In 1904, N.K. Roerich turned to an activity that was new for him – the applied arts and interior design. In Talashkino, the estate of Princess M.K. Tenisheva, a well-known patron of arts and organizer of applied arts workshops, Roerich designed the interior of a room – a sofa, a table, an armchair, a bookcase. Three ornamental majolica friezes on the theme of “The North” with drawings depicting the hunt for walruses, dances, reindeer, were to decorate the walls of the room. The Roerich’s design was distinguished by the unity of style, a great artistic taste and knowledge of the art of Northern Peoples, from where he borrowed the original data for his drawings. The objects created based on his sketches were unique.

In his sketch “The North. Reindeer”, Roerich was guided in many respects by samples of petroglyphs, which are widespread in Siberia. As well as in rock carvings, and in the works of masters from Uelen, the composition of N.K. Roerich is dominated by flat line graphics. The richness of the rhythmics of contours, silhouettes, the exquisite harmony of the masses, the conventionality of spatial plans – all this corresponds to the spirit of the past and the overall decorativeness of the majolica styles.
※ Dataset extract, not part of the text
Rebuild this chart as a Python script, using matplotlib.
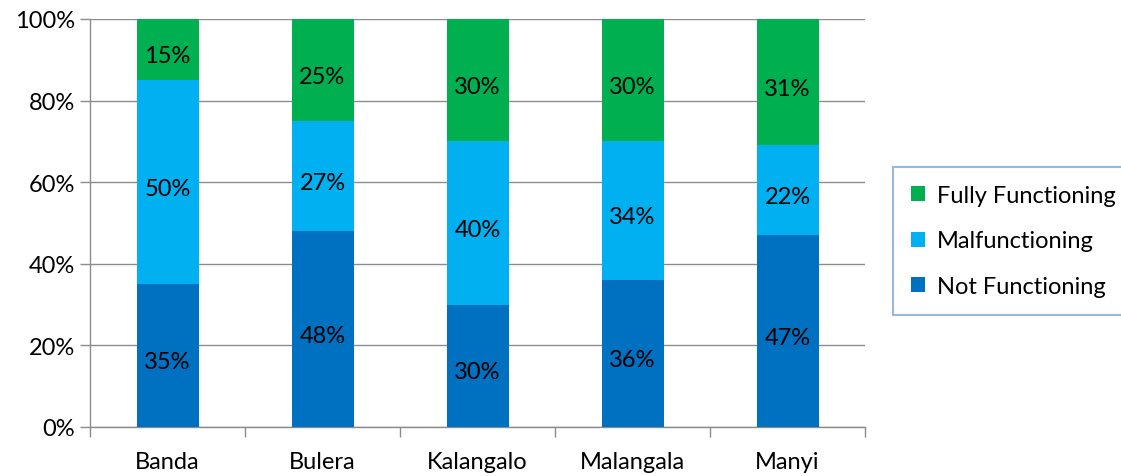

Roerich’s resorting to the traditional representations of the Arctic tribes was not accidental. Here, in the north of Asia, he found “the legacy of highly artistic Siberian antiquity” and resorted to this source as the most reliable one for the reconstruction of the way of life and the artistic culture of the Stone Age people.

(E. P. Matochkin. Cosmicality of the Art of N.K. Roerich.)

The projects of the frieze are stored in the Russian Museum and the Tretyakov Gallery; the majolica, in the collection of the Smolensk Museum of Fine Arts.